In a bulletin passed out at the end of its Saturday mass, the diocese included a statement adding the names of Robert Duesdieker, Don Greene and Mel Lahr to its list of clergy accused and/or removed from ministry in the Diocese of Jefferson City.
According to the statement, Duesdieker and Lahr were removed from ministry and Greene is deceased. It did not specify what year Duesdieker and Lahr were removed from ministry or when Greene died.
It also did not indicate when any suspected abuse took place, nor how many victims they may have had.
Saturday's release comes more than a month after the diocese first released a list containing 33 names of clergy accused of abuse.
In the statement from the Jefferson City diocese, Bishop Shawn McKnight wrote, “This update is a result of information we received after our November 8 release and recent action by the Diocesan Review Board.”
James Offutt, a Centralia priest who recently retired, said the names on the list seem to be only of those accused of abusive acts.
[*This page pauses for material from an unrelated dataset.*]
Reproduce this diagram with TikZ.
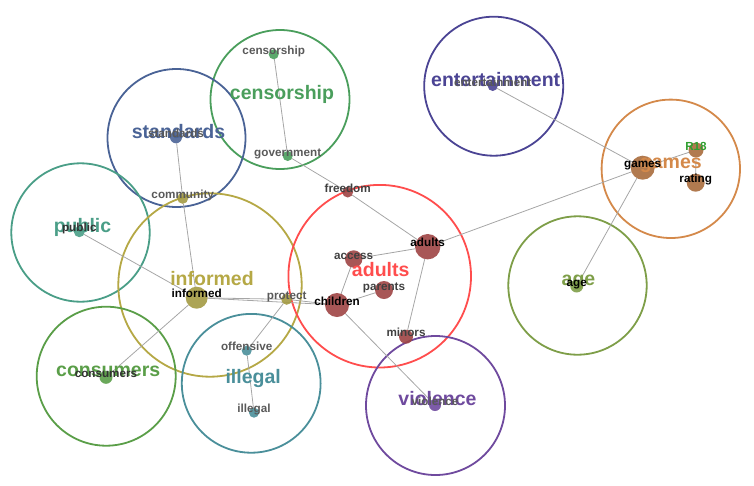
\documentclass[tikz,border=0pt]{standalone}
\usepackage{fontspec}
\setmainfont{Liberation Sans}

\definecolor{cenCol}{HTML}{4A9E5C}
\definecolor{stdCol}{HTML}{4A6396}
\definecolor{entCol}{HTML}{4B4494}
\definecolor{gamCol}{HTML}{D4894A}
\definecolor{gamDot}{HTML}{A86B3C}
\definecolor{rCol}{HTML}{2E9E2E}
\definecolor{pubCol}{HTML}{4A9E87}
\definecolor{infCol}{HTML}{B5A845}
\definecolor{infDot}{HTML}{A39A42}
\definecolor{adCol}{HTML}{FF4D4D}
\definecolor{adDot}{HTML}{9E4444}
\definecolor{conCol}{HTML}{5A9E48}
\definecolor{illCol}{HTML}{4A8F9A}
\definecolor{vioCol}{HTML}{6F4A9E}
\definecolor{ageCol}{HTML}{7E9E48}

\pgfdeclarelayer{background}
\pgfsetlayers{background,main}

\tikzset{
	ring/.style={circle, line width=1.8pt, inner sep=0pt, outer sep=0pt},
	blob/.style={circle, inner sep=0pt, outer sep=0pt, opacity=0.9},
	link/.style={draw=black!35, line width=0.8pt},
	title/.style={anchor=base, font=\bfseries\fontsize{19.5}{20}\selectfont},
	tag/.style={anchor=base, font=\bfseries\fontsize{11.7}{12}\selectfont, text=black!65}
}

\newcommand{\pring}[5]{
	\pgfmathsetmacro{\PRd}{2*#4}
	\node[ring, draw=#5, minimum size=\PRd pt] (r#1) at (#2,#3) {};
}

\newcommand{\pdot}[5]{
	\pgfmathsetmacro{\PDd}{2*#4}
	\node[blob, fill=#5, minimum size=\PDd pt] (d#1) at (#2,#3) {};
}

\begin{document}
\begin{tikzpicture}[x=1pt, y=-1pt]
\useasboundingbox (0,0) rectangle (754,485);

\begin{pgfonlayer}{background}
\pring{Cens}{280}{99.5}{69.5}{cenCol}
\pring{Std}{176.5}{138}{69}{stdCol}
\pring{Ent}{493.7}{86.2}{69.5}{entCol}
\pring{Gam}{670.8}{168.8}{69.2}{gamCol}
\pring{Pub}{80.5}{232.5}{69.2}{pubCol}
\pring{Inf}{210}{285}{91.7}{infCol}
\pring{Ad}{379.7}{276.2}{91.3}{adCol}
\pring{Con}{106.2}{376.2}{69.5}{conCol}
\pring{Ill}{251.2}{383.3}{69.4}{illCol}
\pring{Vio}{435.5}{405.5}{69.5}{vioCol}
\pring{Age}{577.5}{285.5}{69.2}{ageCol}
\end{pgfonlayer}

\pdot{cens}{273.7}{54.3}{5}{cenCol}
\pdot{gov}{287.7}{156}{5}{cenCol}
\pdot{std}{176}{137.3}{6}{stdCol}
\pdot{com}{182.7}{198.3}{5.5}{infDot}
\pdot{ent}{492.7}{86}{5}{entCol}
\pdot{gam}{642.7}{167.7}{12}{gamDot}
\pdot{rr}{696}{150}{7.5}{gamDot}
\pdot{rat}{695.7}{182.7}{9}{gamDot}
\pdot{pub}{79.3}{231.7}{5.5}{pubCol}
\pdot{inf}{196.7}{297.7}{11}{infDot}
\pdot{pro}{286.7}{299.3}{5.5}{infDot}
\pdot{off}{246.7}{350.7}{5}{illCol}
\pdot{ill}{254}{412.7}{5}{illCol}
\pdot{con}{106}{377.3}{6.5}{conCol}
\pdot{fre}{347.7}{192}{5.5}{adDot}
\pdot{acc}{353.7}{259}{8.7}{adDot}
\pdot{adu}{427.7}{246.7}{12.7}{adDot}
\pdot{par}{384}{290}{9}{adDot}
\pdot{chi}{337}{305}{12}{adDot}
\pdot{min}{406}{336.7}{7}{adDot}
\pdot{vio}{435}{405}{6}{vioCol}
\pdot{age}{576.7}{286}{6.5}{ageCol}

\begin{pgfonlayer}{background}
\draw[link] (dcens) -- (dgov);
\draw[link] (dgov) -- (dfre);
\draw[link] (dfre) -- (dadu);
\draw[link] (dstd) -- (dcom);
\draw[link] (dcom) -- (dinf);
\draw[link] (dpub) -- (dinf);
\draw[link] (dinf) -- (dcon);
\draw[link] (dinf) -- (dpro);
\draw[link] (dinf) -- (dchi);
\draw[link] (dpro) -- (dchi);
\draw[link] (dpro) -- (doff);
\draw[link] (doff) -- (dill);
\draw[link] (dacc) -- (dadu);
\draw[link] (dacc) -- (dchi);
\draw[link] (dchi) -- (dpar);
\draw[link] (dchi) -- (dvio);
\draw[link] (dadu) -- (dmin);
\draw[link] (dadu) -- (dgam);
\draw[link] (dgam) -- (dent);
\draw[link] (dgam) -- (dage);
\draw[link] (dgam) -- (drr);
\draw[link] (drr) -- (drat);
\end{pgfonlayer}

% cluster names
\node[title, text=cenCol] at ([xshift=2pt]rCens.center) {censorship};
\node[title, text=stdCol] at ([xshift=2pt]rStd.center) {standards};
\node[title, text=entCol] at ([xshift=2pt]rEnt.center) {entertainment};
\node[title, text=gamCol] at (rGam.center) {games};
\node[title, text=pubCol] at ([xshift=2pt]rPub.center) {public};
\node[title, text=infCol] at ([xshift=2pt]rInf.center) {informed};
\node[title, text=adCol] at ([xshift=1pt]rAd.center) {adults};
\node[title, text=conCol] at ([xshift=2pt]rCon.center) {consumers};
\node[title, text=illCol] at ([xshift=2pt]rIll.center) {illegal};
\node[title, text=vioCol] at ([xshift=2pt]rVio.center) {violence};
\node[title, text=ageCol] at ([xshift=1pt]rAge.center) {age};

% term names
\node[tag] at (dcens) {censorship};
\node[tag] at (dgov) {government};
\node[tag] at (dstd) {standards};
\node[tag] at (dcom) {community};
\node[tag] at (dent) {entertainment};
\node[tag, text=black] at (dgam) {games};
\node[tag, text=rCol] at (drr) {R18};
\node[tag, text=black] at (drat) {rating};
\node[tag, text=black!80] at (dpub) {public};
\node[tag, text=black] at (dinf) {informed};
\node[tag] at (dpro) {protect};
\node[tag] at (doff) {offensive};
\node[tag] at (dill) {illegal};
\node[tag, text=black!80] at (dcon) {consumers};
\node[tag, text=black!75] at (dfre) {freedom};
\node[tag, text=black!75] at (dacc) {access};
\node[tag, text=black] at (dadu) {adults};
\node[tag, text=black!75] at (dpar) {parents};
\node[tag, text=black] at (dchi) {children};
\node[tag, text=black!75] at (dmin) {minors};
\node[tag] at (dvio) {violence};
\node[tag, text=black] at (dage) {age};
\end{tikzpicture}
\end{document}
He said the diocese's transparency should be "full and entire," and include names of those who cover up abuse.
"It seems to me if you’re going to be people that are going to present the idea of transparency, compassion and integrity and honor, you ought to go all the way. Not just those who commit the immediate things, but those who cover them up, facilitate them, do whatever," he said.
He said he was not surprised by the newly added names. Offutt said he informed Bishop Shawn McKnight about one the newly accused priests.
"I knew about him, and everybody else did. Why it didn’t get there in the first place? I don’t know," Offutt said. "I’m old. I’m retired. Why did I have to be the one to find out that name?"
Offutt said there needs to be a zero tolerance policy for sexual abuse within the church.
"I think it’s about time we got our act together before it’s too late," he said.